[Code that draws figures]
## START

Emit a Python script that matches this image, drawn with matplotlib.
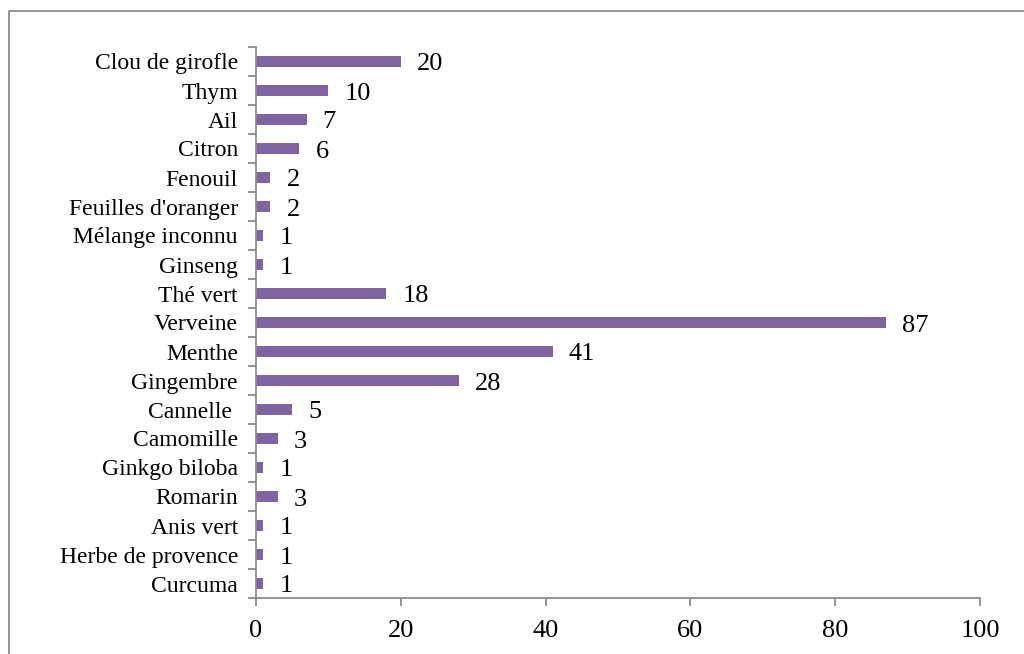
import matplotlib
matplotlib.use("Agg")
import matplotlib.pyplot as plt
from matplotlib.patches import Rectangle

plantes = ["Clou de girofle", "Thym", "Ail", "Citron", "Fenouil",
           "Feuilles d'oranger", "Mélange inconnu", "Ginseng", "Thé vert",
           "Verveine", "Menthe", "Gingembre", "Cannelle ", "Camomille",
           "Ginkgo biloba", "Romarin", "Anis vert", "Herbe de provence",
           "Curcuma"]
effectifs = [20, 10, 7, 6, 2, 2, 1, 1, 18, 87, 41, 28, 5, 3, 1, 3, 1, 1, 1]
graduations = [0, 20, 40, 60, 80, 100]

plt.rcParams["font.family"] = ["Liberation Serif", "DejaVu Serif"]

W, H = 1024, 654
fig = plt.figure(figsize=(W / 100, H / 100), dpi=100)
ax = fig.add_axes([256 / W, 1 - 598 / H, (980 - 256) / W, (598 - 47) / H])

# outer chart frame (open on the right and bottom)
fig.patches.append(Rectangle((9 / W, -0.1), 1.2, 1 - 11 / H + 0.1,
                             transform=fig.transFigure, fill=False,
                             edgecolor="#8c8c8c", linewidth=1.3))

pos = list(range(len(plantes)))[::-1]
bars = ax.barh(pos, effectifs, height=0.4, color="#8064A2")

for b, v in zip(bars, effectifs):
    ax.annotate(str(v), (b.get_width(), b.get_y() + b.get_height() / 2),
                xytext=(16, -3), textcoords="offset pixels",
                ha="left", va="center", fontsize=19, color="black")

ax.set_xlim(0, 100)
ax.set_ylim(-0.5, len(plantes) - 0.5)
ax.set_xticks(graduations)
ax.set_xticklabels([str(g) for g in graduations], fontsize=19)
ax.set_yticks(pos)
ax.set_yticklabels(plantes, fontsize=17)

# category boundary ticks on the y axis
ax.set_yticks([p - 0.5 for p in range(len(plantes) + 1)], minor=True)
ax.tick_params(axis="y", which="major", length=0, pad=13)
ax.tick_params(axis="y", which="minor", length=6, width=1.3, color="#8c8c8c")
ax.tick_params(axis="x", length=6, width=1.3, color="#8c8c8c", pad=10)

for s in ("top", "right"):
    ax.spines[s].set_visible(False)
for s in ("left", "bottom"):
    ax.spines[s].set_color("#8c8c8c")
    ax.spines[s].set_linewidth(1.3)

fig.savefig("out.png", dpi=100)
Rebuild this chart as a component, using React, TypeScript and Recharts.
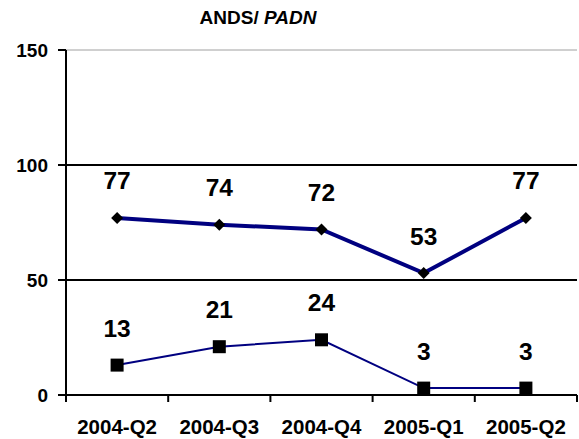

## END

_Required work:_ Omit every picture, and please return the entries exactly from the first line through the line with "from matplotlib.patches import Rectangle", both included.

_Exercise solution:_
Emit a Python script that matches this image, drawn with matplotlib.
import matplotlib
matplotlib.use("Agg")
import matplotlib.pyplot as plt
from matplotlib.patches import Rectangle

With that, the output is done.